Make a verbatim copy of the entries below; pictures stay out.

## SUPPLIED ENTRIES
━━━━━━━━━━
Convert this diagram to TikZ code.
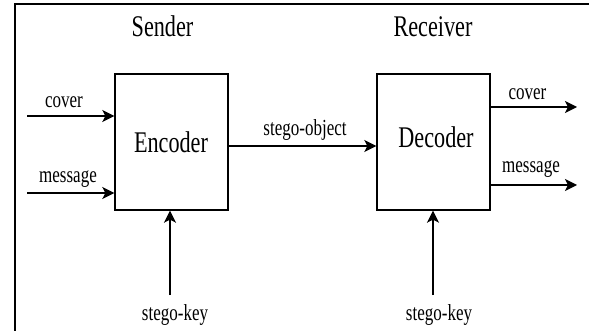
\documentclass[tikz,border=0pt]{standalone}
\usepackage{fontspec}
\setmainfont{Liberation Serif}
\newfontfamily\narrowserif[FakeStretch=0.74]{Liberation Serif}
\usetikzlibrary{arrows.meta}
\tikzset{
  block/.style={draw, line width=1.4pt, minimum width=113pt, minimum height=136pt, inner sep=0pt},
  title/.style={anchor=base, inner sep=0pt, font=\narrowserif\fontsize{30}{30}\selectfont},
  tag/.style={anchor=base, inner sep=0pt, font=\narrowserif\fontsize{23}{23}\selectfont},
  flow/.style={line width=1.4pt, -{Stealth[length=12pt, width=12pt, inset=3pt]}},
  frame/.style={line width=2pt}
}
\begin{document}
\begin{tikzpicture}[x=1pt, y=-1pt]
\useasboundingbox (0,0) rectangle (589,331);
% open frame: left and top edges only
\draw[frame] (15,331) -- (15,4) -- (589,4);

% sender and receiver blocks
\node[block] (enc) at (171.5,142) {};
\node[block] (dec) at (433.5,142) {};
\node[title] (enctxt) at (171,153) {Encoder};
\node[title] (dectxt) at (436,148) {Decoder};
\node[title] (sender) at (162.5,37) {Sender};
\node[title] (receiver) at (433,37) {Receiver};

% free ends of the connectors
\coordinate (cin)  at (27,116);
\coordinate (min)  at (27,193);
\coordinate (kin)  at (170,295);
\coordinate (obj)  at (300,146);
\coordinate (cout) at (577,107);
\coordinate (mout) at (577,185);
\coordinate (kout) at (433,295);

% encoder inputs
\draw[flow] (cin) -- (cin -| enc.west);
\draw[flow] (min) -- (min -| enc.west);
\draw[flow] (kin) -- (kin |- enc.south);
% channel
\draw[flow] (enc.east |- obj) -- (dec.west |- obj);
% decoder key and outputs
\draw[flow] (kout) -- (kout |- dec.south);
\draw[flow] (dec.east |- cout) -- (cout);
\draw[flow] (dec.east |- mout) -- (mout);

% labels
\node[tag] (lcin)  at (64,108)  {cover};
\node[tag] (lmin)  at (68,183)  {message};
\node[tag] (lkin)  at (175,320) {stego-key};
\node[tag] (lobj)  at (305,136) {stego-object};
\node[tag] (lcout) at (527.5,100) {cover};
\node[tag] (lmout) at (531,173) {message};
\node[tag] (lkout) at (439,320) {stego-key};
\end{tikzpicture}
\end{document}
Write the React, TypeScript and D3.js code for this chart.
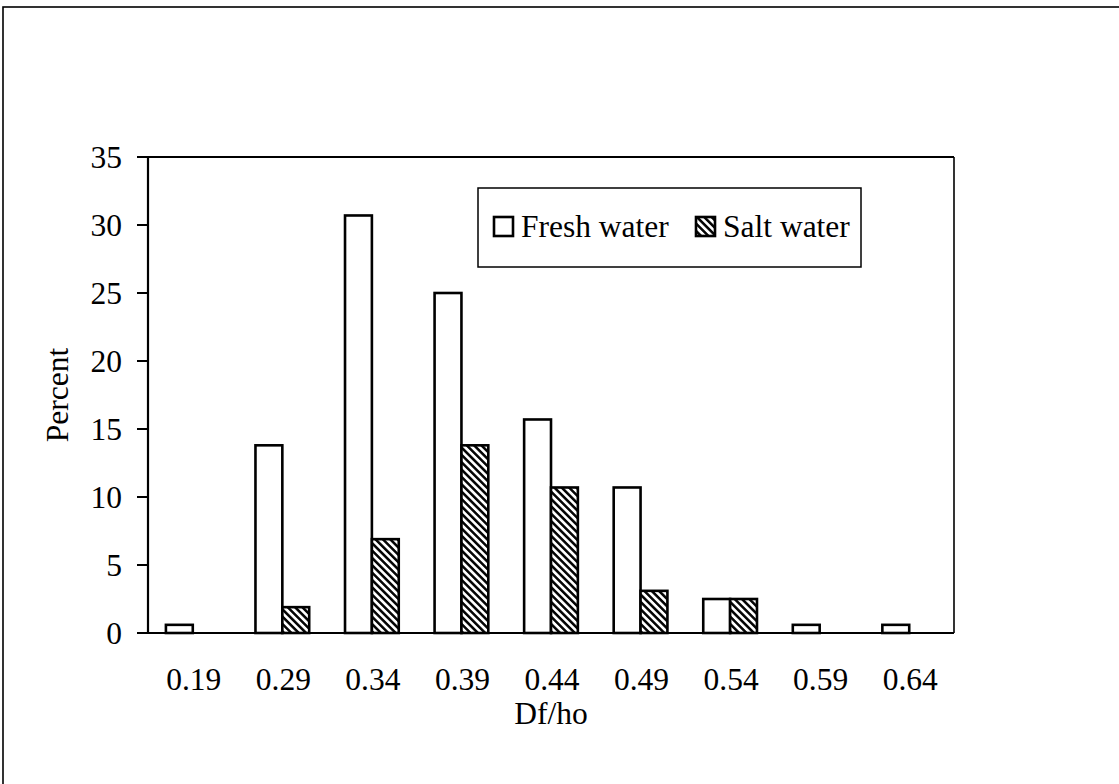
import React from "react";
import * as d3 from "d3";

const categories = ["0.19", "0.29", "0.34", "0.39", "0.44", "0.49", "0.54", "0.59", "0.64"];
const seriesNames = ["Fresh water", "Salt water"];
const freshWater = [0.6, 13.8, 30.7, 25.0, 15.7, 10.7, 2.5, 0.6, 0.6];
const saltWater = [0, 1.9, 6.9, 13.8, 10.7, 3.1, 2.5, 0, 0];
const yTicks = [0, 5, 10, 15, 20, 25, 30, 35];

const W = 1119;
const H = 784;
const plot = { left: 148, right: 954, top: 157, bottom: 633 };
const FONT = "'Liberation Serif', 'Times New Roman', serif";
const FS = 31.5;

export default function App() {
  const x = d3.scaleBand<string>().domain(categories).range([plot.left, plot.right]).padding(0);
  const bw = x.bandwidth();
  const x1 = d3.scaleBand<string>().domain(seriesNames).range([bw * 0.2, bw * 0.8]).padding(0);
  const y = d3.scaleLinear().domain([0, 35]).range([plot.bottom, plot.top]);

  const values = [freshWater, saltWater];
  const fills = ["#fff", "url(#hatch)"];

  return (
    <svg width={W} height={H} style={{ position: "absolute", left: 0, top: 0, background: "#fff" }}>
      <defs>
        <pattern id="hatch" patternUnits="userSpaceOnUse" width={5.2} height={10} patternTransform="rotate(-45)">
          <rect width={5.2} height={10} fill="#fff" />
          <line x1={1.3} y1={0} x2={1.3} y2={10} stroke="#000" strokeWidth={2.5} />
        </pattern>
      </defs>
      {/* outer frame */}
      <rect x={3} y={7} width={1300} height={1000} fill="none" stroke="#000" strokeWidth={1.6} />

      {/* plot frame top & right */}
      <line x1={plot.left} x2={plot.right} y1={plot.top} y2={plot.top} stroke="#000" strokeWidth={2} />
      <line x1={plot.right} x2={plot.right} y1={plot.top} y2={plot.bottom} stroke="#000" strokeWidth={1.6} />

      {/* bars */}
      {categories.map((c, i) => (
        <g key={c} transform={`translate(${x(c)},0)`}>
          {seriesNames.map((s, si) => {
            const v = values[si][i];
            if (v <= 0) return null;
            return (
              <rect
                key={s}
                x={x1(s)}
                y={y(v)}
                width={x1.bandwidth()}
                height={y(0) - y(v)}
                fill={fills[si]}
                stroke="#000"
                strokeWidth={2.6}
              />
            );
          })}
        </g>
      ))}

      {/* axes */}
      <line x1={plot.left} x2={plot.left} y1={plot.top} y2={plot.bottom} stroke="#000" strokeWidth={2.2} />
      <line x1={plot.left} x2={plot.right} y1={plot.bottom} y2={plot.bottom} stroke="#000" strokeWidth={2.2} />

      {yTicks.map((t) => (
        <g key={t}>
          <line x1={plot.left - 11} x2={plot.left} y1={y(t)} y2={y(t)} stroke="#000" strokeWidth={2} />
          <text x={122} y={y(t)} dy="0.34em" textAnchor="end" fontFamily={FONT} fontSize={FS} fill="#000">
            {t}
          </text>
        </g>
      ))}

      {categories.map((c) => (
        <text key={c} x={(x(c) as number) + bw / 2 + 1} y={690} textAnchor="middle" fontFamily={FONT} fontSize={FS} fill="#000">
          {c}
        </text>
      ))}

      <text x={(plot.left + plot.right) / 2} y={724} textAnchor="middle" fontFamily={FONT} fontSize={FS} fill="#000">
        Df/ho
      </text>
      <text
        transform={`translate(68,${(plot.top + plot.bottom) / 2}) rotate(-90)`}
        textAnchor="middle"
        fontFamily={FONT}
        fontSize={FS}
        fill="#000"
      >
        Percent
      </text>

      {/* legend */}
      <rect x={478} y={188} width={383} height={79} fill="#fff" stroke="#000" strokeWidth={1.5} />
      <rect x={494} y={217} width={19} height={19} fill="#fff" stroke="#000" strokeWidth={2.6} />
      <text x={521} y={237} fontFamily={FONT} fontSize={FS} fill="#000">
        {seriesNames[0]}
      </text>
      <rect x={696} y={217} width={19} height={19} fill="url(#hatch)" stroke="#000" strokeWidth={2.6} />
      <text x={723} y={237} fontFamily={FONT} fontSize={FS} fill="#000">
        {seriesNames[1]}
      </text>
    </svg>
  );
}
━━━━━━━━━━
## SOLUTION TO THIS TASK
Convert this diagram to TikZ code.
\documentclass[tikz,border=0pt]{standalone}
\usepackage{fontspec}
\setmainfont{Liberation Serif}
\newfontfamily\narrowserif[FakeStretch=0.74]{Liberation Serif}
\usetikzlibrary{arrows.meta}
\tikzset{
  block/.style={draw, line width=1.4pt, minimum width=113pt, minimum height=136pt, inner sep=0pt},
  title/.style={anchor=base, inner sep=0pt, font=\narrowserif\fontsize{30}{30}\selectfont},
  tag/.style={anchor=base, inner sep=0pt, font=\narrowserif\fontsize{23}{23}\selectfont},
  flow/.style={line width=1.4pt, -{Stealth[length=12pt, width=12pt, inset=3pt]}},
  frame/.style={line width=2pt}
}
\begin{document}
\begin{tikzpicture}[x=1pt, y=-1pt]
\useasboundingbox (0,0) rectangle (589,331);
% open frame: left and top edges only
\draw[frame] (15,331) -- (15,4) -- (589,4);

% sender and receiver blocks
\node[block] (enc) at (171.5,142) {};
\node[block] (dec) at (433.5,142) {};
\node[title] (enctxt) at (171,153) {Encoder};
\node[title] (dectxt) at (436,148) {Decoder};
\node[title] (sender) at (162.5,37) {Sender};
\node[title] (receiver) at (433,37) {Receiver};

% free ends of the connectors
\coordinate (cin)  at (27,116);
\coordinate (min)  at (27,193);
\coordinate (kin)  at (170,295);
\coordinate (obj)  at (300,146);
\coordinate (cout) at (577,107);
\coordinate (mout) at (577,185);
\coordinate (kout) at (433,295);

% encoder inputs
\draw[flow] (cin) -- (cin -| enc.west);
\draw[flow] (min) -- (min -| enc.west);
\draw[flow] (kin) -- (kin |- enc.south);
% channel
\draw[flow] (enc.east |- obj) -- (dec.west |- obj);
% decoder key and outputs
\draw[flow] (kout) -- (kout |- dec.south);
\draw[flow] (dec.east |- cout) -- (cout);
\draw[flow] (dec.east |- mout) -- (mout);

% labels
\node[tag] (lcin)  at (64,108)  {cover};
\node[tag] (lmin)  at (68,183)  {message};
\node[tag] (lkin)  at (175,320) {stego-key};
\node[tag] (lobj)  at (305,136) {stego-object};
\node[tag] (lcout) at (527.5,100) {cover};
\node[tag] (lmout) at (531,173) {message};
\node[tag] (lkout) at (439,320) {stego-key};
\end{tikzpicture}
\end{document}
Write the React, TypeScript and D3.js code for this chart.
import React from "react";
import * as d3 from "d3";

const categories = ["0.19", "0.29", "0.34", "0.39", "0.44", "0.49", "0.54", "0.59", "0.64"];
const seriesNames = ["Fresh water", "Salt water"];
const freshWater = [0.6, 13.8, 30.7, 25.0, 15.7, 10.7, 2.5, 0.6, 0.6];
const saltWater = [0, 1.9, 6.9, 13.8, 10.7, 3.1, 2.5, 0, 0];
const yTicks = [0, 5, 10, 15, 20, 25, 30, 35];

const W = 1119;
const H = 784;
const plot = { left: 148, right: 954, top: 157, bottom: 633 };
const FONT = "'Liberation Serif', 'Times New Roman', serif";
const FS = 31.5;

export default function App() {
  const x = d3.scaleBand<string>().domain(categories).range([plot.left, plot.right]).padding(0);
  const bw = x.bandwidth();
  const x1 = d3.scaleBand<string>().domain(seriesNames).range([bw * 0.2, bw * 0.8]).padding(0);
  const y = d3.scaleLinear().domain([0, 35]).range([plot.bottom, plot.top]);

  const values = [freshWater, saltWater];
  const fills = ["#fff", "url(#hatch)"];

  return (
    <svg width={W} height={H} style={{ position: "absolute", left: 0, top: 0, background: "#fff" }}>
      <defs>
        <pattern id="hatch" patternUnits="userSpaceOnUse" width={5.2} height={10} patternTransform="rotate(-45)">
          <rect width={5.2} height={10} fill="#fff" />
          <line x1={1.3} y1={0} x2={1.3} y2={10} stroke="#000" strokeWidth={2.5} />
        </pattern>
      </defs>
      {/* outer frame */}
      <rect x={3} y={7} width={1300} height={1000} fill="none" stroke="#000" strokeWidth={1.6} />

      {/* plot frame top & right */}
      <line x1={plot.left} x2={plot.right} y1={plot.top} y2={plot.top} stroke="#000" strokeWidth={2} />
      <line x1={plot.right} x2={plot.right} y1={plot.top} y2={plot.bottom} stroke="#000" strokeWidth={1.6} />

      {/* bars */}
      {categories.map((c, i) => (
        <g key={c} transform={`translate(${x(c)},0)`}>
          {seriesNames.map((s, si) => {
            const v = values[si][i];
            if (v <= 0) return null;
            return (
              <rect
                key={s}
                x={x1(s)}
                y={y(v)}
                width={x1.bandwidth()}
                height={y(0) - y(v)}
                fill={fills[si]}
                stroke="#000"
                strokeWidth={2.6}
              />
            );
          })}
        </g>
      ))}

      {/* axes */}
      <line x1={plot.left} x2={plot.left} y1={plot.top} y2={plot.bottom} stroke="#000" strokeWidth={2.2} />
      <line x1={plot.left} x2={plot.right} y1={plot.bottom} y2={plot.bottom} stroke="#000" strokeWidth={2.2} />

      {yTicks.map((t) => (
        <g key={t}>
          <line x1={plot.left - 11} x2={plot.left} y1={y(t)} y2={y(t)} stroke="#000" strokeWidth={2} />
          <text x={122} y={y(t)} dy="0.34em" textAnchor="end" fontFamily={FONT} fontSize={FS} fill="#000">
            {t}
          </text>
        </g>
      ))}

      {categories.map((c) => (
        <text key={c} x={(x(c) as number) + bw / 2 + 1} y={690} textAnchor="middle" fontFamily={FONT} fontSize={FS} fill="#000">
          {c}
        </text>
      ))}

      <text x={(plot.left + plot.right) / 2} y={724} textAnchor="middle" fontFamily={FONT} fontSize={FS} fill="#000">
        Df/ho
      </text>
      <text
        transform={`translate(68,${(plot.top + plot.bottom) / 2}) rotate(-90)`}
        textAnchor="middle"
        fontFamily={FONT}
        fontSize={FS}
        fill="#000"
      >
        Percent
      </text>

      {/* legend */}
      <rect x={478} y={188} width={383} height={79} fill="#fff" stroke="#000" strokeWidth={1.5} />
      <rect x={494} y={217} width={19} height={19} fill="#fff" stroke="#000" strokeWidth={2.6} />
      <text x={521} y={237} fontFamily={FONT} fontSize={FS} fill="#000">
        {seriesNames[0]}
      </text>
      <rect x={696} y={217} width={19} height={19} fill="url(#hatch)" stroke="#000" strokeWidth={2.6} />
      <text x={723} y={237} fontFamily={FONT} fontSize={FS} fill="#000">
        {seriesNames[1]}
      </text>
    </svg>
  );
}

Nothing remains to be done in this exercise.